Just a few months ago, Hijab wearing students were marked out as a threat to law and order by Hindutva groups backed by Chief Minister Basavaraj Bommai's BJP government. They threatened to start wearing saffron shawls if Muslim women were were allowed to nwear the Hijab. If law and order is indeed a priority for the state government, what then are we to make of the weapons training camp held by the Bajrang Dal recently at an educational institution in Kodagu?
Between May 5 and 11, the campus of Sai Shankar Educational Institute in Kodagu’s Ponnampet was used by Bajrang Dal to hold an annual program. Organisers claim that these programs are held every year to spread awareness on culture, history and self-defence. In photos and videos of this year’s training camp, the cadres were seen using weapons like trishul (trident) as well as air guns, as per the claim by the organisers, as part of the training.
Tabassum Banu from Hassan district, whose daughter had not been allowed to wear hijab in classrooms in February this year questions the double speak of the Karnataka government. “My daughter was not allowed to wear hijab inside the classroom and the reason given was that we have to leave our religion outside the classroom. And here they are allowing Hindu groups to use the campus to make communal statements and even give arms training. Is secularism only for us, Muslims?,” she asks.
So far, the state government has chosen to not act against or even issue statements against the use of weapons in the training camp. A Bajrang Dal leader TNM spoke to confirmed that the discussions were around 'love jihad', conversions and cattle slaughter, and how to save Hindus from it. The picture of RSS member Harsha who was stabbed to death in February 2022 was used to emphasise the message. 'Love jihad' is a bogey term used by right-wing organisations to propagate the theory that Muslim men ‘trap’ and marry Hindu women with malafide intentions.The Union government had told the Lok Sabha in 2019 that no “case of ‘love jihad’ had been reported by any of the central agencies”.
The Kodagu District Committee Secretary of Social Democratic Party of India (SDPI), the political wing of the Islamic organisation Popular Front of India (PFI), and Madikeri Municipal Council member Amin Mohsin alleged that the arms training was conducted with the intention of disturbing the harmony in the area. “It is astonishing that the campus of an institute was used for such a training. While the Karnataka Education Minister says that no weapons’ training was given, the Vishwa Hindu Parishad district president for Kodagu has said that they have distributed and given training for country-made arms. Serious action needs to be taken against the organisers, institution, and trainers and the National Investigation Agency (NIA) has to start an inquiry into this. The houses of the Bajrang Dal members involved in this have to be raided because they have accumulated the weapons in the houses,” he demanded.

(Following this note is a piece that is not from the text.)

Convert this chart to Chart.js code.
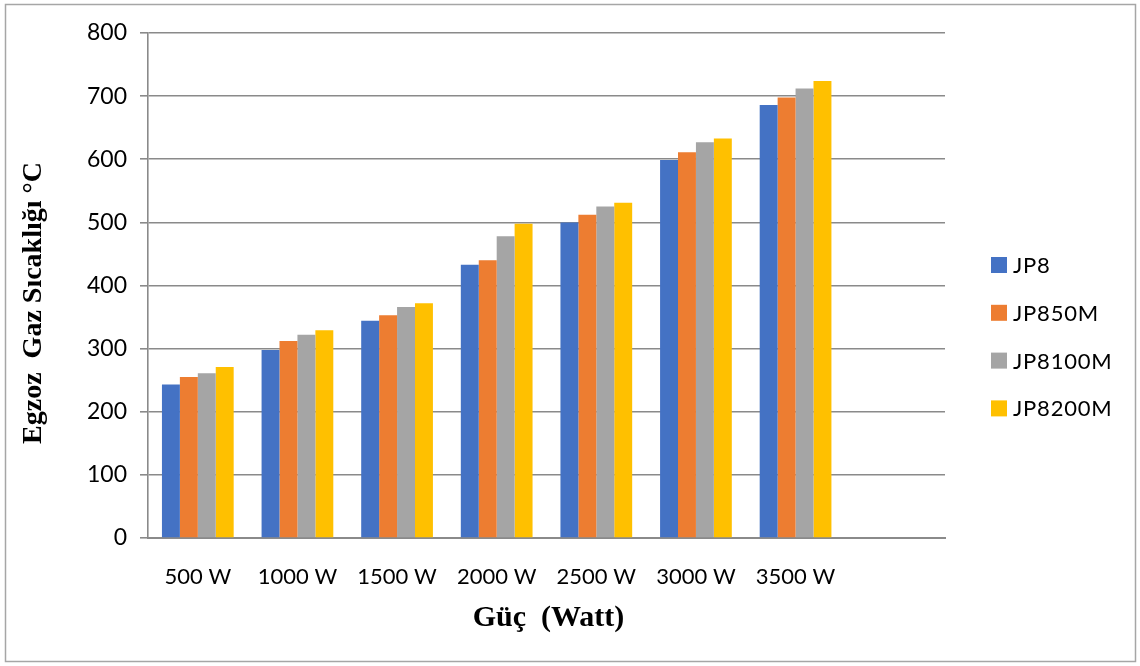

Bengaluru-based advocate Clifton Rozario says this normalisation of the public display of threats and intimidation does not augur well for society and dubbed it a death knell for democracy. “The same educational institutions that protested against hijab saying it is a religious symbol have no qualms against allowing arms training inside an educational institution. The silence on part of the government is most worrisome. This government has stopped behaving like an elected body and is behaving just like a political party,” he says.
“We are seeing a militarisation of youth,” alleges Maitreyee Krishnan, a lawyer who works on human rights violations. “After the radicalisation that we saw with the distribution of saffron shawls, arms are now being given in the hands of youth, pushing society into a war like situation. It is time the state authorities step in and ensure that this is immediately stopped and constitutional values of equality and fraternity are installed,” she says.